▶ **AIM**: Pick out the lines below with "this" and list them.

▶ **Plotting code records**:
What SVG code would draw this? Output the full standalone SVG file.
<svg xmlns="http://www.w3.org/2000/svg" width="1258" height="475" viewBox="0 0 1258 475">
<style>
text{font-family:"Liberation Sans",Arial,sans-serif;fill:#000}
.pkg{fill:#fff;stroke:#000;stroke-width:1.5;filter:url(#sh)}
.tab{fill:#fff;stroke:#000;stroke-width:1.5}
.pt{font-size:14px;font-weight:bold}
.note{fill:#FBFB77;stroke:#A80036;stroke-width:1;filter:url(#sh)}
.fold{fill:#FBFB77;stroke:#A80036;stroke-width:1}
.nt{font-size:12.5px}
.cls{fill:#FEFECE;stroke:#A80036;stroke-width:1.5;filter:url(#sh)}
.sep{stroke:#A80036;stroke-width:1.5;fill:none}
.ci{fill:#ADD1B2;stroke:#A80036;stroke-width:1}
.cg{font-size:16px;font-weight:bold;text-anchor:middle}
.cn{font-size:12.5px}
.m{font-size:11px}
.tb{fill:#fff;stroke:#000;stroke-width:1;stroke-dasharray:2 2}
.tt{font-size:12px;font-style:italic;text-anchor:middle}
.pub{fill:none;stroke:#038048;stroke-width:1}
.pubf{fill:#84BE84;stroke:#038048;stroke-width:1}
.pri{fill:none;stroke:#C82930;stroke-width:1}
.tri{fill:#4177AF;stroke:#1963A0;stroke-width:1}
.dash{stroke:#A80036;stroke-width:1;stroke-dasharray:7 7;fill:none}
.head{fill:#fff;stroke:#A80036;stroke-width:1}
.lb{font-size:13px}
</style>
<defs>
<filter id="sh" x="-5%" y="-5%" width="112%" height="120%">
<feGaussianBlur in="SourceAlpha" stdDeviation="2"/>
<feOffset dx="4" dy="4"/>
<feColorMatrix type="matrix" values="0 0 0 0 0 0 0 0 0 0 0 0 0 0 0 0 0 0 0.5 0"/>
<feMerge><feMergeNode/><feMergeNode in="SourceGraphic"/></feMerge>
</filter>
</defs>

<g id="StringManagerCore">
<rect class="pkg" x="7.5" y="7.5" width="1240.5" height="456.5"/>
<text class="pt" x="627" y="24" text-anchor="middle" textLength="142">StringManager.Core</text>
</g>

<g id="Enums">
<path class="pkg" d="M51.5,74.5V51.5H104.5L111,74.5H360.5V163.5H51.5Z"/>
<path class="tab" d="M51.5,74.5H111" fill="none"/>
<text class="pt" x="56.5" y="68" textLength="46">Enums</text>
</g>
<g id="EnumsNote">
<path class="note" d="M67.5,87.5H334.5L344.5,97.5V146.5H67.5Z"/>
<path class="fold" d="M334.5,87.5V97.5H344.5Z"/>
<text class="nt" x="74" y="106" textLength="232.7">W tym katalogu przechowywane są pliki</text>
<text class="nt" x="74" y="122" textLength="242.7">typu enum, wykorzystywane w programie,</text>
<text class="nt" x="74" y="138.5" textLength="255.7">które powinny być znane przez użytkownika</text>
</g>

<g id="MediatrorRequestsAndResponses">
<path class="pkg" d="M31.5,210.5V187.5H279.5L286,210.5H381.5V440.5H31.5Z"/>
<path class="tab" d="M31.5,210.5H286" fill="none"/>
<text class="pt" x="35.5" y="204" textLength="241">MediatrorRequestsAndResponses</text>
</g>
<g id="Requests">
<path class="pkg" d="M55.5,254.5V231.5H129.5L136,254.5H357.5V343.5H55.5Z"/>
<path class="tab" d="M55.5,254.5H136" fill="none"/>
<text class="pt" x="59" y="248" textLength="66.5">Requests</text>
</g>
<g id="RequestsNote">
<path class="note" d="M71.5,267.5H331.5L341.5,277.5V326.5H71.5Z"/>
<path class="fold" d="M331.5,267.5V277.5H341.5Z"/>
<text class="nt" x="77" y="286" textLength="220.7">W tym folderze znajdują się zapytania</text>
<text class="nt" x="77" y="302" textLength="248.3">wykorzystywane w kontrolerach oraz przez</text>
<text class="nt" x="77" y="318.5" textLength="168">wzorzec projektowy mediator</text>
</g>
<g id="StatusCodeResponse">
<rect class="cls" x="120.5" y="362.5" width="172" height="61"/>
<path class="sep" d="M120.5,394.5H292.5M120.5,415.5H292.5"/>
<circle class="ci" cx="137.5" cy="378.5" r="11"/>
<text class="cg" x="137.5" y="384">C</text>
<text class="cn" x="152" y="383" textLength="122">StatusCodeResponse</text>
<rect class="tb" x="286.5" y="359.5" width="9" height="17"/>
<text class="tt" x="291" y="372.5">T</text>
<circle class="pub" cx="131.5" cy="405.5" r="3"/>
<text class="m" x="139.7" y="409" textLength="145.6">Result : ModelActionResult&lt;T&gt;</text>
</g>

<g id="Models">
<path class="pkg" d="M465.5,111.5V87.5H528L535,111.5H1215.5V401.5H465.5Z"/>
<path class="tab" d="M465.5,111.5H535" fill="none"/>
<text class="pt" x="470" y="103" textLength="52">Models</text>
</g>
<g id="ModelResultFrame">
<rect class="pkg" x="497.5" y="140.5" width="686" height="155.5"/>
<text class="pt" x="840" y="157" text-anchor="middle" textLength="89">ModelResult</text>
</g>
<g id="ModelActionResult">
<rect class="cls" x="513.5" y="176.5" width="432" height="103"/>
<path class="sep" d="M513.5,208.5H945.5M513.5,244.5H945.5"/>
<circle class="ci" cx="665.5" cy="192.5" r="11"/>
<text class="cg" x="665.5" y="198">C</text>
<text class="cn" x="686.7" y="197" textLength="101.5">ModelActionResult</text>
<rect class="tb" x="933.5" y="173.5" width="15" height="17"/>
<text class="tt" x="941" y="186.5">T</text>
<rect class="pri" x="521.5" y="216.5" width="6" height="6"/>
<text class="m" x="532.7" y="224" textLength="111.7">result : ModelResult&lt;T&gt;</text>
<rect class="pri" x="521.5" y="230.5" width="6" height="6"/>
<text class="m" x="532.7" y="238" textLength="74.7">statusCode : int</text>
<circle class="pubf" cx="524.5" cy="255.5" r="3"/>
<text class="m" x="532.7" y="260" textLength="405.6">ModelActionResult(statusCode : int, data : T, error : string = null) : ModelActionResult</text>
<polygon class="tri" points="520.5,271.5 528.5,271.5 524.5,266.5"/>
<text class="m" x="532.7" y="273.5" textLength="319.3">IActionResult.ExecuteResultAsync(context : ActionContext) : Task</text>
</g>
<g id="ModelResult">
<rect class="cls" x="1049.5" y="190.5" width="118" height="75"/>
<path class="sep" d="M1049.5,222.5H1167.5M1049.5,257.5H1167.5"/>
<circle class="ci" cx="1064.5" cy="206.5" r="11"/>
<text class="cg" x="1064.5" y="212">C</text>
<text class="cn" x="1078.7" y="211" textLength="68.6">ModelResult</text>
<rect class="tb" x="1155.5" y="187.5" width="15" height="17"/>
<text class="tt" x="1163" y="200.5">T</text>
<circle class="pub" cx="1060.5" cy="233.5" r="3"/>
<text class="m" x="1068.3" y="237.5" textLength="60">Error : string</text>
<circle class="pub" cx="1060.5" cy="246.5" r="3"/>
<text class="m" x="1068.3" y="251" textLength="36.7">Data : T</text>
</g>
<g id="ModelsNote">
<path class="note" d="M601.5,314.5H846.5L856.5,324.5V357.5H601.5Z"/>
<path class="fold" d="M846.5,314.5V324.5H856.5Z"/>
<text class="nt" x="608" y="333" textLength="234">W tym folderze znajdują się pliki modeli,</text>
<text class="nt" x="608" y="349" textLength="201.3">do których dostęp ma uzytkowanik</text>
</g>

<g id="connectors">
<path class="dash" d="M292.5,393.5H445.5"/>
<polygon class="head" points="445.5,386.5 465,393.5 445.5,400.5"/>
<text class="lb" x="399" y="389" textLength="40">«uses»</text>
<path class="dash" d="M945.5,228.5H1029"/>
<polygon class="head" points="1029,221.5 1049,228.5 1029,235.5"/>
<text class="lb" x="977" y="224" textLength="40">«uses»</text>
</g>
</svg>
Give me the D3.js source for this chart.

▶ **CORRECT OUTPUT**:
What SVG code would draw this? Output the full standalone SVG file.
Give me the D3.js source for this chart.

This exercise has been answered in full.